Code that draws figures
————

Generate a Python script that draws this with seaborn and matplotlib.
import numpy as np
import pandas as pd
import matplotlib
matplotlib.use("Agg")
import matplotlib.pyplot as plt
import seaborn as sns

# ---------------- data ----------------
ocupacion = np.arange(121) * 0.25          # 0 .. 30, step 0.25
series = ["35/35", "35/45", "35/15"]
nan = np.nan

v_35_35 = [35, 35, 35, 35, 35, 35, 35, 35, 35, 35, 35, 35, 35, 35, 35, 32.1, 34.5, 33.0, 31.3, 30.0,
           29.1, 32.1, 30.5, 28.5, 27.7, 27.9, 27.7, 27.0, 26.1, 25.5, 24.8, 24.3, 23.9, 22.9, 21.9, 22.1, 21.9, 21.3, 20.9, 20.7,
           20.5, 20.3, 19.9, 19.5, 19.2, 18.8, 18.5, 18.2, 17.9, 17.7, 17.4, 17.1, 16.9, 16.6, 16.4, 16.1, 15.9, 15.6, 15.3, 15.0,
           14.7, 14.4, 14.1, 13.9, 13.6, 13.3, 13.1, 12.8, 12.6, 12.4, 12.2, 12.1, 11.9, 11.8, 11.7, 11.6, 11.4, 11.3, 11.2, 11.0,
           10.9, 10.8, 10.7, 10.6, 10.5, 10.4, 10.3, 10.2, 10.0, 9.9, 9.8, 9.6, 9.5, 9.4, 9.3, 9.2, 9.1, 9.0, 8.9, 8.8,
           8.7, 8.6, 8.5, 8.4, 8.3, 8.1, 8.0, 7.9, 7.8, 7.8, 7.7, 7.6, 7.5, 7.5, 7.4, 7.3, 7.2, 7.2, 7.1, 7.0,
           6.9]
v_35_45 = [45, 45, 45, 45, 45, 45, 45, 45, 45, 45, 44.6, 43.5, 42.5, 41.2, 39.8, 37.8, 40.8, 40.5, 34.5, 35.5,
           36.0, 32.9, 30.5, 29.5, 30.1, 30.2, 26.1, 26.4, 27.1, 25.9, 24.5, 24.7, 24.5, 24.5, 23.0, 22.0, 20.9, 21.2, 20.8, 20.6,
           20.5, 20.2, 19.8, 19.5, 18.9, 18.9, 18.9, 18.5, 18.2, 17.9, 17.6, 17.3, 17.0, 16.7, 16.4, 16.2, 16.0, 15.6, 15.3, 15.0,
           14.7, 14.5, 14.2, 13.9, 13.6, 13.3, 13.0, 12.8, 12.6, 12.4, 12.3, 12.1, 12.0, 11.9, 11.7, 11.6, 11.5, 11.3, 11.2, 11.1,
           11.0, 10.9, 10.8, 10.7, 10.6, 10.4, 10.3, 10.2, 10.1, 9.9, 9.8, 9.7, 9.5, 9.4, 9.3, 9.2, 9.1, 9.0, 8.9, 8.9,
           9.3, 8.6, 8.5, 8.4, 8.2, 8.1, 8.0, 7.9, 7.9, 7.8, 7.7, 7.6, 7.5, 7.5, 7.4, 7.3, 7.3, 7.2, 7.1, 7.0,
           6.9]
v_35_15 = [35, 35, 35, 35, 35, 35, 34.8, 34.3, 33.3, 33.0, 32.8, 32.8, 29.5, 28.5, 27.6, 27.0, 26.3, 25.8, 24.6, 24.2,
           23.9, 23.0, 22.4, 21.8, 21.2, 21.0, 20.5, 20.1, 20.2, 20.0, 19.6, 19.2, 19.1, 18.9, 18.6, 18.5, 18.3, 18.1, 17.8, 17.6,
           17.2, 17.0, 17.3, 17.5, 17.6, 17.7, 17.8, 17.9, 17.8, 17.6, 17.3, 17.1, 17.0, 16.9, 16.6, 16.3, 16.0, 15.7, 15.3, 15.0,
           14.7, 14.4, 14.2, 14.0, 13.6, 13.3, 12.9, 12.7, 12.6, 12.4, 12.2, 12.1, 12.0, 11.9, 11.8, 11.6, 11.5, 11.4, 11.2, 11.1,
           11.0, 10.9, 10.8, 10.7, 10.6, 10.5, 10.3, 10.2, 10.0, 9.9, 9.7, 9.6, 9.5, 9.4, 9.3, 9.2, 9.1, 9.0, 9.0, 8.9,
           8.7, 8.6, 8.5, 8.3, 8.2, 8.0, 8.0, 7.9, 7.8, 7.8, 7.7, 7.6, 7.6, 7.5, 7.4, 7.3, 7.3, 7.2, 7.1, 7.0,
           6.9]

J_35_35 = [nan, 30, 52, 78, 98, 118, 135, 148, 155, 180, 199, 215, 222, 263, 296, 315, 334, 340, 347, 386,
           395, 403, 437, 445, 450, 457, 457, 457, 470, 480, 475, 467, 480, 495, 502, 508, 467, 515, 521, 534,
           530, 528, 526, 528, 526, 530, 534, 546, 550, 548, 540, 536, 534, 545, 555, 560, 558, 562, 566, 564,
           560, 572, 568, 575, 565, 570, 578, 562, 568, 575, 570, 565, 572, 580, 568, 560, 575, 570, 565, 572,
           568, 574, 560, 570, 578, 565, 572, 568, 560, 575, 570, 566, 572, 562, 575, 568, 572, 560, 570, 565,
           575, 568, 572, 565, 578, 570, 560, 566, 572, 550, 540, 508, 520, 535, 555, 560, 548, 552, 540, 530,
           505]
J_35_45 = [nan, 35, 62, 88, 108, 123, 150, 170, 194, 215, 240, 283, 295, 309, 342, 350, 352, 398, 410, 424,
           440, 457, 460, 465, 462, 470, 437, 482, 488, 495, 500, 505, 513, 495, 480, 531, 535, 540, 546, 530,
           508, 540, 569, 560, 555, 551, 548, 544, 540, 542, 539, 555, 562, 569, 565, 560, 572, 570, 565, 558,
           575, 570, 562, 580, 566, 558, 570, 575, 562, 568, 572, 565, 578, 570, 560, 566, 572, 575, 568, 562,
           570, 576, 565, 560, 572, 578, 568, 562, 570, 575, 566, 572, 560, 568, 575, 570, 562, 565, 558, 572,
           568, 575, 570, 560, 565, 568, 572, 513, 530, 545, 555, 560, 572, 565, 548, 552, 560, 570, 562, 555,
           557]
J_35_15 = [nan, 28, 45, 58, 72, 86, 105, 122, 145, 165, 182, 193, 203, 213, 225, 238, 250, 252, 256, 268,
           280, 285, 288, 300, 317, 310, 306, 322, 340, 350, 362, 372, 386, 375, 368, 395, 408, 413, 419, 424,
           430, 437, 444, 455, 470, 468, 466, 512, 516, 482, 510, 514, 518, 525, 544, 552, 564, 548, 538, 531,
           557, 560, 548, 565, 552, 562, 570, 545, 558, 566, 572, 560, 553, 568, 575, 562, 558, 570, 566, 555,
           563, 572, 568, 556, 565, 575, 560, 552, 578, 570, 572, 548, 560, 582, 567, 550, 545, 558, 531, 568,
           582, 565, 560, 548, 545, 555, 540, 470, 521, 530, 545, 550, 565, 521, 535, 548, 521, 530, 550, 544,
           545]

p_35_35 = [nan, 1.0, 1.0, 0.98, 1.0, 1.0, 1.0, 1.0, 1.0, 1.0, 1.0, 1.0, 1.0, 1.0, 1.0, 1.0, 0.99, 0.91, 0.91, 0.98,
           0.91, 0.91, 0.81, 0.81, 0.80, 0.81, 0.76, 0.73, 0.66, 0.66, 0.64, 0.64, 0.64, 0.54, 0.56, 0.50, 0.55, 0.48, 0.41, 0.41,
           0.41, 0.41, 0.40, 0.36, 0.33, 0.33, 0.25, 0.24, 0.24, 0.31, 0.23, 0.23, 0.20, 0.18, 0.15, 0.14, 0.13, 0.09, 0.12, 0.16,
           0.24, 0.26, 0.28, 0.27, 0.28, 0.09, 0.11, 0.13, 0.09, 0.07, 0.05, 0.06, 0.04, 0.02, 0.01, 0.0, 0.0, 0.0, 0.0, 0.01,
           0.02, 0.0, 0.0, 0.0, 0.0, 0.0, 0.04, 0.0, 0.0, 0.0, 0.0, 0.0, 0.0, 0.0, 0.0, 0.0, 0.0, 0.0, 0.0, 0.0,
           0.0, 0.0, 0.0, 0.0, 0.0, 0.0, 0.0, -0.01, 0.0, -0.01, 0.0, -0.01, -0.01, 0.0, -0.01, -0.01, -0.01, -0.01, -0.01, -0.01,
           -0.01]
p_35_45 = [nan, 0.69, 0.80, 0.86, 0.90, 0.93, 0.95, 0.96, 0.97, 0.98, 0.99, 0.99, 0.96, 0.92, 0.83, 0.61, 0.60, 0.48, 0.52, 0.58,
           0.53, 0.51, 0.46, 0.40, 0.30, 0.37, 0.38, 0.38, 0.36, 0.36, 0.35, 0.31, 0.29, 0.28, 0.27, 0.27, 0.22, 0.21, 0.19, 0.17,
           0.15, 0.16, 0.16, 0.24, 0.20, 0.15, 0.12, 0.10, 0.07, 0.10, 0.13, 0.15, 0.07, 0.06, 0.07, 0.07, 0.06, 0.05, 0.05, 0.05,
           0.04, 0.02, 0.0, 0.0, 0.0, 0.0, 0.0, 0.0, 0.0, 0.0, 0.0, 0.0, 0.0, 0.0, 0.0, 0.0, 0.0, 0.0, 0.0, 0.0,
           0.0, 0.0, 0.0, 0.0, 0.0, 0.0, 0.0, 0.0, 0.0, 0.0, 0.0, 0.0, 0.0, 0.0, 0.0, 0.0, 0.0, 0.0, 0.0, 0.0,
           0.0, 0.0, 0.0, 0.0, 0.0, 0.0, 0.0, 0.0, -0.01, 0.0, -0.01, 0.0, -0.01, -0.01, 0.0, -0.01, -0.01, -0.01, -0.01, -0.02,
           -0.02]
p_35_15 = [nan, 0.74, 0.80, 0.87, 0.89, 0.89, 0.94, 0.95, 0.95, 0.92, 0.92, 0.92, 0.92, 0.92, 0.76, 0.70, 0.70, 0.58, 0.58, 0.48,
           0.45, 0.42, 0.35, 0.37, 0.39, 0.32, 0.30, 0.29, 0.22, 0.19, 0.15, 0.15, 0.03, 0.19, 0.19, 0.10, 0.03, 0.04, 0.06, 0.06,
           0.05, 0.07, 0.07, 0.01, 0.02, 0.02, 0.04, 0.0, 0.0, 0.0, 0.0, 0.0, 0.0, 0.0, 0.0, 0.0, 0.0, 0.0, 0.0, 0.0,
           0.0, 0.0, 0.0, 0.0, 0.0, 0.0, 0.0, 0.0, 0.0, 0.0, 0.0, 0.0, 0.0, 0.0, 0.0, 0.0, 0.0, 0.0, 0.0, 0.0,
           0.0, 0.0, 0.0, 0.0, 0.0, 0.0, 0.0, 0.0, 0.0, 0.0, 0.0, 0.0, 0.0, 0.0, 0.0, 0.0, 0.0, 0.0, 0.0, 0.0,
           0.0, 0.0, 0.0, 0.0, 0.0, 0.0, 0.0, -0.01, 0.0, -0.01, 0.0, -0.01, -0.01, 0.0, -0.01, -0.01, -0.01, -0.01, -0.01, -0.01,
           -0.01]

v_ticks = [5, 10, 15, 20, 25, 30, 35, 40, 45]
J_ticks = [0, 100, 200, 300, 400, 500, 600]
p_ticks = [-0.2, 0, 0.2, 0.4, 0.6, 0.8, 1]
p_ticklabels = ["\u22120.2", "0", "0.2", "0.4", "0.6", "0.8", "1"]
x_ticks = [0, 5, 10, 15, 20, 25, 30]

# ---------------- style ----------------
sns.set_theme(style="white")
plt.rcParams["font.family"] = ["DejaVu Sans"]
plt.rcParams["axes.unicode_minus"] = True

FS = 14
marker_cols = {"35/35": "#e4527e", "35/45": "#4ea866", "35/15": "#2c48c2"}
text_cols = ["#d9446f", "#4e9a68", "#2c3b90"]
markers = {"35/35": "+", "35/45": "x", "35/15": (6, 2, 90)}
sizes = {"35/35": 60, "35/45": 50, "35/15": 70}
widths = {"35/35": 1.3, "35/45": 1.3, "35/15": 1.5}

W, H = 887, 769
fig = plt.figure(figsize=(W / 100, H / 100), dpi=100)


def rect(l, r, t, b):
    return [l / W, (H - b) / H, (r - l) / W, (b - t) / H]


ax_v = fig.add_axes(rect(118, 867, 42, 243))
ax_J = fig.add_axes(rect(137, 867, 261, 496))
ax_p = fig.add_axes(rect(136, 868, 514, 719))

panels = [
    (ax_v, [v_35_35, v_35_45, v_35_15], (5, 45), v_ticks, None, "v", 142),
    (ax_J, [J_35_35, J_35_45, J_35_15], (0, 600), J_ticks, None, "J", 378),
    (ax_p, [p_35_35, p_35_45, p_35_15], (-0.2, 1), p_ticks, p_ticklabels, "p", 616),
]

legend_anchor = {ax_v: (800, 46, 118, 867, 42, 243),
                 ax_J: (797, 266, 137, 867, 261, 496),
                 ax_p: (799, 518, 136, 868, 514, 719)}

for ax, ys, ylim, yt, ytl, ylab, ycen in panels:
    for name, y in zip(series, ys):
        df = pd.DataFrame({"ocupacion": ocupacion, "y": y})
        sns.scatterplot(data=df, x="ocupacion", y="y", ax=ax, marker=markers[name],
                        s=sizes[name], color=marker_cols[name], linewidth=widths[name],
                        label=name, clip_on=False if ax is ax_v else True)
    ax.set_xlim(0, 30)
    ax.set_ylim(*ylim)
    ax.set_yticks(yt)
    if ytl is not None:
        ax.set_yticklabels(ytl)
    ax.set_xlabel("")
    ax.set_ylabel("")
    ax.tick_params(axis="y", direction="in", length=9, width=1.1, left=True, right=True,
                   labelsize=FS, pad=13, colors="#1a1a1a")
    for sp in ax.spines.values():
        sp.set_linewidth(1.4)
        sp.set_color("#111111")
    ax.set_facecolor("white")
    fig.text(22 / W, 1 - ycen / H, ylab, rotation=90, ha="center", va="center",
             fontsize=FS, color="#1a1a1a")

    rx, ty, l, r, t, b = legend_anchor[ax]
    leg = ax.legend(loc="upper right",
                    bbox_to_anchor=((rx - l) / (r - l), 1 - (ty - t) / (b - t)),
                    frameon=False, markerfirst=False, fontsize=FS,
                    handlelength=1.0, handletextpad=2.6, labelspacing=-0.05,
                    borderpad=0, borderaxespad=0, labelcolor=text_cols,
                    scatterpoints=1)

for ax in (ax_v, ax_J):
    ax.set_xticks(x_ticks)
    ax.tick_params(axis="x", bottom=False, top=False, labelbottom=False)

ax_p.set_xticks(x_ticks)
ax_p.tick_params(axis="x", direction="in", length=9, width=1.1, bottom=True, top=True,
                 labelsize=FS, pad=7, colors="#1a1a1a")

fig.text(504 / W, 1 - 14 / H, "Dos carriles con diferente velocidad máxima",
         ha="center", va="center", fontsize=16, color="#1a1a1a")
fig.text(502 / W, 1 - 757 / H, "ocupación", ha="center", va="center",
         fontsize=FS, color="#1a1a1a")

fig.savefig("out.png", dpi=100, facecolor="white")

————

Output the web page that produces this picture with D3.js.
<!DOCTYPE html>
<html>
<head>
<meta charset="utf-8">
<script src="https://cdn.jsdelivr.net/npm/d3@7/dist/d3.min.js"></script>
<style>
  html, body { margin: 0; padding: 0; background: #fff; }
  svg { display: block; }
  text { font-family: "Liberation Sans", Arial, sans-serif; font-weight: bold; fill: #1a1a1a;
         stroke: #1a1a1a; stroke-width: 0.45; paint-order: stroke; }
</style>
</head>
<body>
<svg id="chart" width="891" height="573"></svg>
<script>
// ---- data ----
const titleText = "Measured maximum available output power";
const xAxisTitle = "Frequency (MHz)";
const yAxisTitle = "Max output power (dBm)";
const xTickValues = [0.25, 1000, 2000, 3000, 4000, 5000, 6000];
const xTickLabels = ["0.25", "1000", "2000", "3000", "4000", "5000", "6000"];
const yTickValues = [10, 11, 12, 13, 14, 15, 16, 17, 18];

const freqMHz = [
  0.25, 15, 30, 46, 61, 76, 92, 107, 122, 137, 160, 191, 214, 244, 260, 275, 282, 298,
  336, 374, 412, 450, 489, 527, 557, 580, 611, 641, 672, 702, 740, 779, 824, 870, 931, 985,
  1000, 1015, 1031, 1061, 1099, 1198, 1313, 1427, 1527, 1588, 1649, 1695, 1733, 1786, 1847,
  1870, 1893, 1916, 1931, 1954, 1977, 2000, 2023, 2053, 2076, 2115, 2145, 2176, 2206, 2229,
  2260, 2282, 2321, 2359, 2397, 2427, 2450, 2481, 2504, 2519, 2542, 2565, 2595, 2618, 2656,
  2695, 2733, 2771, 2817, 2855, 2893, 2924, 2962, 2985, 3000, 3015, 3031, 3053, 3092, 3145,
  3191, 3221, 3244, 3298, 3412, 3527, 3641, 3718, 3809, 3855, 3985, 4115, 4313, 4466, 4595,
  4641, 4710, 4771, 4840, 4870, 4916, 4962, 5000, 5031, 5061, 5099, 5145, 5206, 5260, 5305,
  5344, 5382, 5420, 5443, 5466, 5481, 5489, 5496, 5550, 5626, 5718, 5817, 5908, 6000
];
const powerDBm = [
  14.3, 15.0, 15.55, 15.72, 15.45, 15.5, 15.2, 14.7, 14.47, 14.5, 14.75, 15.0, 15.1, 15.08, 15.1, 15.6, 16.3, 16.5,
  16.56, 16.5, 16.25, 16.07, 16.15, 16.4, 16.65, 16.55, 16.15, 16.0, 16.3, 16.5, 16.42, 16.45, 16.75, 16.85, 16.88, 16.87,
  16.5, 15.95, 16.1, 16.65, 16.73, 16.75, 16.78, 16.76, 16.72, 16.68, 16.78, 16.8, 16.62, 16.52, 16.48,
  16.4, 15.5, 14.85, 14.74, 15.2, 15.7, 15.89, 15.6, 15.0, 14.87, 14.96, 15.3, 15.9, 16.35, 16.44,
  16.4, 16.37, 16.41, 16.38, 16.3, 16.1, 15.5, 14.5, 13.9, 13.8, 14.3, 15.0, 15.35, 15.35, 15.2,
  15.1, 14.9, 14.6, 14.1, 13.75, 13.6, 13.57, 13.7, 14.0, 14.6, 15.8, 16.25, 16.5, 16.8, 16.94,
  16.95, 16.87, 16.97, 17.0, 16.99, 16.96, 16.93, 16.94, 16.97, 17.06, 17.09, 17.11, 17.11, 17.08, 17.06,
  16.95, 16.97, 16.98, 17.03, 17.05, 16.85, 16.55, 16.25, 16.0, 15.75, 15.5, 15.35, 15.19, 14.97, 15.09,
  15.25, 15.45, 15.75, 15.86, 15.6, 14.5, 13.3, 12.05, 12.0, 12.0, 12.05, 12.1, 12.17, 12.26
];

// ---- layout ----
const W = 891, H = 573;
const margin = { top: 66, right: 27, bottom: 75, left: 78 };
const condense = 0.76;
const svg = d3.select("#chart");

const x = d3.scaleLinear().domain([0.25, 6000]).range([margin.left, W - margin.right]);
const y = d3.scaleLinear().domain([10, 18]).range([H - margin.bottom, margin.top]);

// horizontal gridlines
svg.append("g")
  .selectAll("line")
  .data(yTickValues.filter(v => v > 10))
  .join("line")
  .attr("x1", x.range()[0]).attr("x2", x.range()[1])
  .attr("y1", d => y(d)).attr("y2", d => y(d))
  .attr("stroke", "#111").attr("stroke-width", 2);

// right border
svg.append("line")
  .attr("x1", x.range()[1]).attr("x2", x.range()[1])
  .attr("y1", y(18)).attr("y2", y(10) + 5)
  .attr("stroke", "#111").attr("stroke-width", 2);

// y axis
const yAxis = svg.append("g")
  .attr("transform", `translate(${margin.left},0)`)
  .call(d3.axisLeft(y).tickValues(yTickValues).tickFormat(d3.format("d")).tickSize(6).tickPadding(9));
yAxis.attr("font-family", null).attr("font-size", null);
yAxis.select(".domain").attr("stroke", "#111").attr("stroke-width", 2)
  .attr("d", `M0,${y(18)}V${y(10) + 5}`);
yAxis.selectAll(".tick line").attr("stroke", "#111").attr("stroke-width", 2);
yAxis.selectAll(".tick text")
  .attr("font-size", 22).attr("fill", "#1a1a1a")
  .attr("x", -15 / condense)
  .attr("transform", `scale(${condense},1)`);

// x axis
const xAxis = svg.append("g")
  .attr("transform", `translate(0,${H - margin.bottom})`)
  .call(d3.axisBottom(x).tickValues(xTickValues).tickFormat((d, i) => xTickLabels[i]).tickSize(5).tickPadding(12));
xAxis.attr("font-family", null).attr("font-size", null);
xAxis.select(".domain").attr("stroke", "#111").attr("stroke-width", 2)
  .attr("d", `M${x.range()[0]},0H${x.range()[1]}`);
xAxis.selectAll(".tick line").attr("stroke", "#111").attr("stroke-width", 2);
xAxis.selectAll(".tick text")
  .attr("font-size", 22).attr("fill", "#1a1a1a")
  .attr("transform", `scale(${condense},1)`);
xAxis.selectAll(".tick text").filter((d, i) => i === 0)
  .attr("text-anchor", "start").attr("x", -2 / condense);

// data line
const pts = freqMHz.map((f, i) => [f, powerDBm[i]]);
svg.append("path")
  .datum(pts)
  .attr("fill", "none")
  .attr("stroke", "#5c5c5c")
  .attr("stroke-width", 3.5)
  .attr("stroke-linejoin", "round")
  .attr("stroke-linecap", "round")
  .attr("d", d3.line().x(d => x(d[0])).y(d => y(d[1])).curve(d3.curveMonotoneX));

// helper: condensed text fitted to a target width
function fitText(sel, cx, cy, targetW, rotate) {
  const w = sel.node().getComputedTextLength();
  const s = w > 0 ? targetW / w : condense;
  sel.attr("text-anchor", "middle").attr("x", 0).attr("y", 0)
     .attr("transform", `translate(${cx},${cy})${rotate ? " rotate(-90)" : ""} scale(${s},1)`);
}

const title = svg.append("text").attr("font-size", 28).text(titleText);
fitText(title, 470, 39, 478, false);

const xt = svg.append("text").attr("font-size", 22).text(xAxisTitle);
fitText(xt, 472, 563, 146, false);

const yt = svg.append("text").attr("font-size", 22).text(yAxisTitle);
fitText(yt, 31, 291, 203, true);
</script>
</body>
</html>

————

# [TASK BRIEF]
Repeat word for word the lines from the line with "Generate a Python" to the line with "nan = np.nan", both lines included.

# [SOLUTION]
Generate a Python script that draws this with seaborn and matplotlib.
import numpy as np
import pandas as pd
import matplotlib
matplotlib.use("Agg")
import matplotlib.pyplot as plt
import seaborn as sns

# ---------------- data ----------------
ocupacion = np.arange(121) * 0.25          # 0 .. 30, step 0.25
series = ["35/35", "35/45", "35/15"]
nan = np.nan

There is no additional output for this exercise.